▶ **What the exercise asks**
Look at the data below and print exactly the lines from its first line through the line with "import plotly.graph_objects as go"; the pictures stay out of the copy.

▶ **Provided data**
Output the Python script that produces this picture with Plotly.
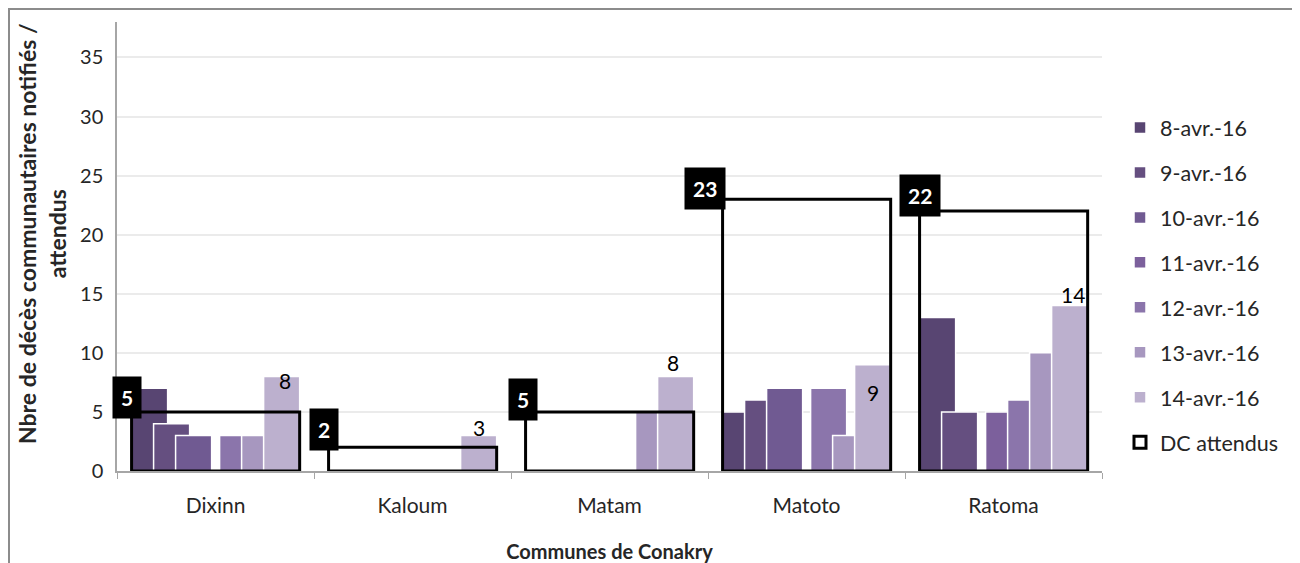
import plotly.graph_objects as go

categories = ["Dixinn", "Kaloum", "Matam", "Matoto", "Ratoma"]
series_names = ["8-avr.-16", "9-avr.-16", "10-avr.-16", "11-avr.-16",
                "12-avr.-16", "13-avr.-16", "14-avr.-16"]
s_8avr = [7, 0, 0, 5, 13]
s_9avr = [4, 0, 0, 6, 5]
s_10avr = [3, 0, 0, 7, 0]
s_11avr = [0, 0, 0, 0, 5]
s_12avr = [3, 0, 0, 7, 6]
s_13avr = [3, 0, 5, 3, 10]
s_14avr = [8, 3, 8, 9, 14]
dc_attendus = [5, 2, 5, 23, 22]
y_ticks = [0, 5, 10, 15, 20, 25, 30, 35]
y_title = "Nbre de décès communautaires notifiés /<br>attendus"
x_title = "Communes de Conakry"

series_values = [s_8avr, s_9avr, s_10avr, s_11avr, s_12avr, s_13avr, s_14avr]
colors = ["#584572", "#654f80", "#705a92", "#7c609c", "#8b75ab", "#a797bf", "#bcb0ce"]

FONT = "Lato"
BAR_W = 0.183
STEP = 0.1117
START = -0.426

# label nudges (pixels) for the DC boxes and the last-series value labels
dc_shift = [(-5, 14), (-5, 18), (-3, 12), (-18, 11), (0, 16)]
val_shift = [(3, -4), (0, 8), (-3, 14), (0, -28), (3, 11)]

fig = go.Figure()
for i, (name, vals, col) in enumerate(zip(series_names, series_values, colors)):
    fig.add_trace(go.Bar(
        x=categories, y=[v if v != 0 else None for v in vals], name=name,
        offset=START + i * STEP, width=BAR_W,
        marker=dict(color=col, line=dict(color="white", width=1.5)),
        legendgroup=name, hoverinfo="x+y+name",
    ))

dc_width = 6 * STEP + BAR_W
fig.add_trace(go.Bar(
    x=categories, y=dc_attendus, name="DC attendus",
    offset=START, width=dc_width,
    marker=dict(color="rgba(0,0,0,0)", line=dict(color="black", width=3)),
    legendgroup="dc",
))

# page offset of the figure (browser body margin)
OFF = 8
PL, PR, PT, PB = 117 - OFF, 1102 - OFF, 22 - OFF, 471 - OFF
W, H = 1300 - OFF, 563 - OFF
pw, ph = PR - PL, PB - PT
def px_x(p):
    return (p - OFF - PL) / pw
def px_y(p):
    return (PB - (p - OFF)) / ph

annotations = []
for i, v in enumerate(dc_attendus):
    dx, dy = dc_shift[i]
    annotations.append(dict(
        x=i + START, y=v, xref="x", yref="y", text=f"<b>{v}</b>",
        showarrow=False, xanchor="center", yanchor="middle",
        xshift=dx, yshift=dy, bgcolor="black", borderpad=8,
        font=dict(family=FONT, size=21, color="white"),
    ))
last = s_14avr
for i, v in enumerate(last):
    dx, dy = val_shift[i]
    annotations.append(dict(
        x=i + START + 6 * STEP + BAR_W / 2, y=v, xref="x", yref="y", text=str(v),
        showarrow=False, xanchor="center", yanchor="middle",
        xshift=dx, yshift=dy,
        font=dict(family=FONT, size=21, color="black"),
    ))
annotations.append(dict(
    x=px_x(42), y=px_y(234), xref="paper", yref="paper",
    text=f"<b>{y_title}</b>", textangle=-90, showarrow=False,
    xanchor="center", yanchor="middle",
    font=dict(family=FONT, size=23, color="#262626"),
))

fig.update_layout(
    width=W, height=H,
    margin=dict(l=PL, r=W - PR, t=PT, b=H - PB, autoexpand=False),
    barmode="overlay",
    plot_bgcolor="white", paper_bgcolor="white",
    font=dict(family=FONT, size=20, color="#262626"),
    showlegend=True,
    legend=dict(
        x=px_x(1120), y=px_y(107), xanchor="left", yanchor="top",
        traceorder="grouped", tracegroupgap=14,
        font=dict(family=FONT, size=21.5, color="#262626"),
        bgcolor="rgba(0,0,0,0)", itemwidth=30,
    ),
    annotations=annotations,
    shapes=[dict(type="rect", xref="paper", yref="paper",
                 x0=px_x(OFF + 1), x1=px_x(1320), y0=px_y(600), y1=px_y(OFF + 1),
                 line=dict(color="#8c8c8c", width=2), layer="below")],
    xaxis=dict(
        type="category", categoryorder="array", categoryarray=categories,
        range=[-0.5, len(categories) - 0.5], automargin=False,
        showline=True, linecolor="#a6a6a6", linewidth=1.5,
        ticks="outside", tickson="boundaries", ticklen=6, tickcolor="#a6a6a6",
        ticklabelstandoff=15,
        tickfont=dict(family=FONT, size=21, color="#262626"),
        showgrid=False,
        title=dict(text=f"<b>{x_title}</b>", standoff=31,
                   font=dict(family=FONT, size=20, color="#262626")),
    ),
    yaxis=dict(
        range=[0, 38], tickvals=y_ticks, automargin=False,
        showline=True, linecolor="#a6a6a6", linewidth=1.5,
        ticks="", showgrid=True, gridcolor="#ebebeb", gridwidth=1.5,
        zeroline=False, ticklabelstandoff=8,
        tickfont=dict(family=FONT, size=20, color="#262626"),
    ),
)

fig.write_html("out.html")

▶ **Result for this exercise**
Output the Python script that produces this picture with Plotly.
import plotly.graph_objects as go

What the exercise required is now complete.